Everything from the first line of the data through the line with "const xTicks = [0,2.5,5,7.5,10,12.5,15,17.5,20];" is to be echoed exactly, minus the pictures.

-------------------------

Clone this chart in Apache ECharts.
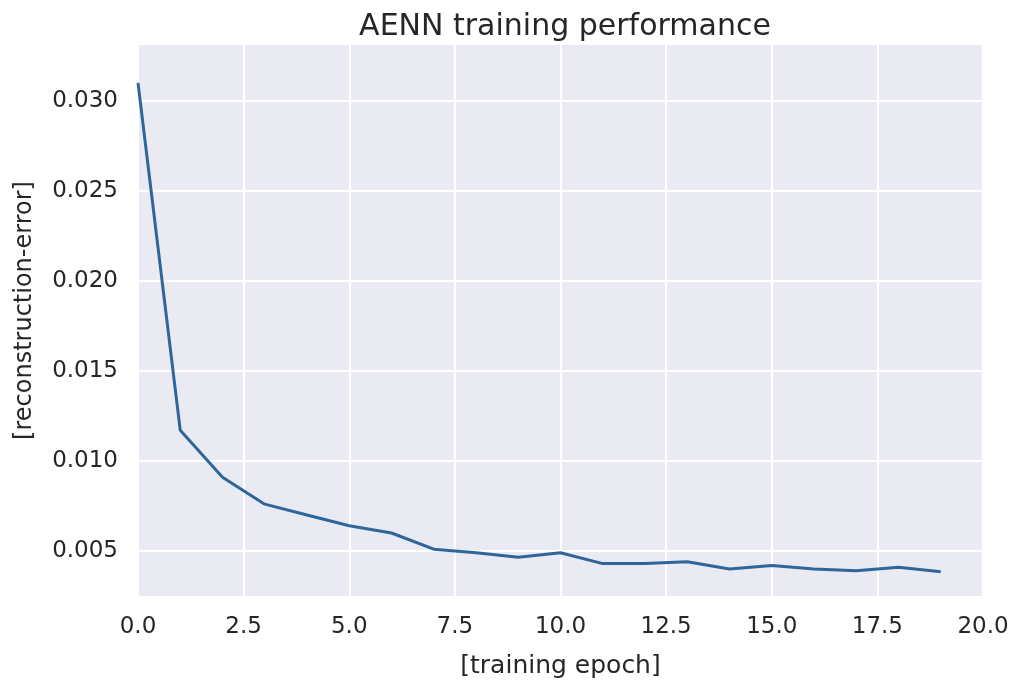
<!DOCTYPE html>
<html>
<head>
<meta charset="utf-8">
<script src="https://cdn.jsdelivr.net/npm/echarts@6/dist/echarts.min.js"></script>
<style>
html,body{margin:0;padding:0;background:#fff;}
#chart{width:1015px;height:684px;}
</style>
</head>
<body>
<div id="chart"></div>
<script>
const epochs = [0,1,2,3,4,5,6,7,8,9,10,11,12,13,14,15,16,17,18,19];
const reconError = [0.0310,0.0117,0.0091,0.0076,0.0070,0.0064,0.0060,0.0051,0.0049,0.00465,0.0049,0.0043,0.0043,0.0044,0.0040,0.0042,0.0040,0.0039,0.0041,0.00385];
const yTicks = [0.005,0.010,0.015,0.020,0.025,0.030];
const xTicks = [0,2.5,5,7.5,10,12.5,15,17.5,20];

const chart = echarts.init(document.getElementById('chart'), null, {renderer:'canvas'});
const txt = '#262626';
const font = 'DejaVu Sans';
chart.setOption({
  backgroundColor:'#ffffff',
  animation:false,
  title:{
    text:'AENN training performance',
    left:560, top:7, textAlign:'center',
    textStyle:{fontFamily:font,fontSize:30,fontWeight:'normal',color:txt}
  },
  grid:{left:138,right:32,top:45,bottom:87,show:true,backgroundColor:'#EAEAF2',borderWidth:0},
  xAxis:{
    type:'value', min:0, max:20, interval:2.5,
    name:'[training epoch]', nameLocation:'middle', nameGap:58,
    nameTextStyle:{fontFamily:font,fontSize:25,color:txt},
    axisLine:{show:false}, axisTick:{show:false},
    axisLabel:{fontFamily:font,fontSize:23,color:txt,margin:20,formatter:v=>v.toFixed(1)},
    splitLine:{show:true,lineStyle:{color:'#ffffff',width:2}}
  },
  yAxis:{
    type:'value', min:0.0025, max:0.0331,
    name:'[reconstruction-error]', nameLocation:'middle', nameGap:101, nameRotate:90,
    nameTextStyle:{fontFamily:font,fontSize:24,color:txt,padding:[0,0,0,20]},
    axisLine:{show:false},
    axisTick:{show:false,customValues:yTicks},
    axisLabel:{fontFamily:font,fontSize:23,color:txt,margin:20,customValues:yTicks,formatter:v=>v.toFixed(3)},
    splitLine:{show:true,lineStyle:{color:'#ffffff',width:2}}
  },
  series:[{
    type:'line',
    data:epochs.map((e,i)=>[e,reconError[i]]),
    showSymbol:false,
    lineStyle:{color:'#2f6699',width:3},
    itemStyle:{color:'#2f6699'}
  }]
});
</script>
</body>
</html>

-------------------------

» **Output for this exercise**:
Clone this chart in Apache ECharts.
<!DOCTYPE html>
<html>
<head>
<meta charset="utf-8">
<script src="https://cdn.jsdelivr.net/npm/echarts@6/dist/echarts.min.js"></script>
<style>
html,body{margin:0;padding:0;background:#fff;}
#chart{width:1015px;height:684px;}
</style>
</head>
<body>
<div id="chart"></div>
<script>
const epochs = [0,1,2,3,4,5,6,7,8,9,10,11,12,13,14,15,16,17,18,19];
const reconError = [0.0310,0.0117,0.0091,0.0076,0.0070,0.0064,0.0060,0.0051,0.0049,0.00465,0.0049,0.0043,0.0043,0.0044,0.0040,0.0042,0.0040,0.0039,0.0041,0.00385];
const yTicks = [0.005,0.010,0.015,0.020,0.025,0.030];
const xTicks = [0,2.5,5,7.5,10,12.5,15,17.5,20];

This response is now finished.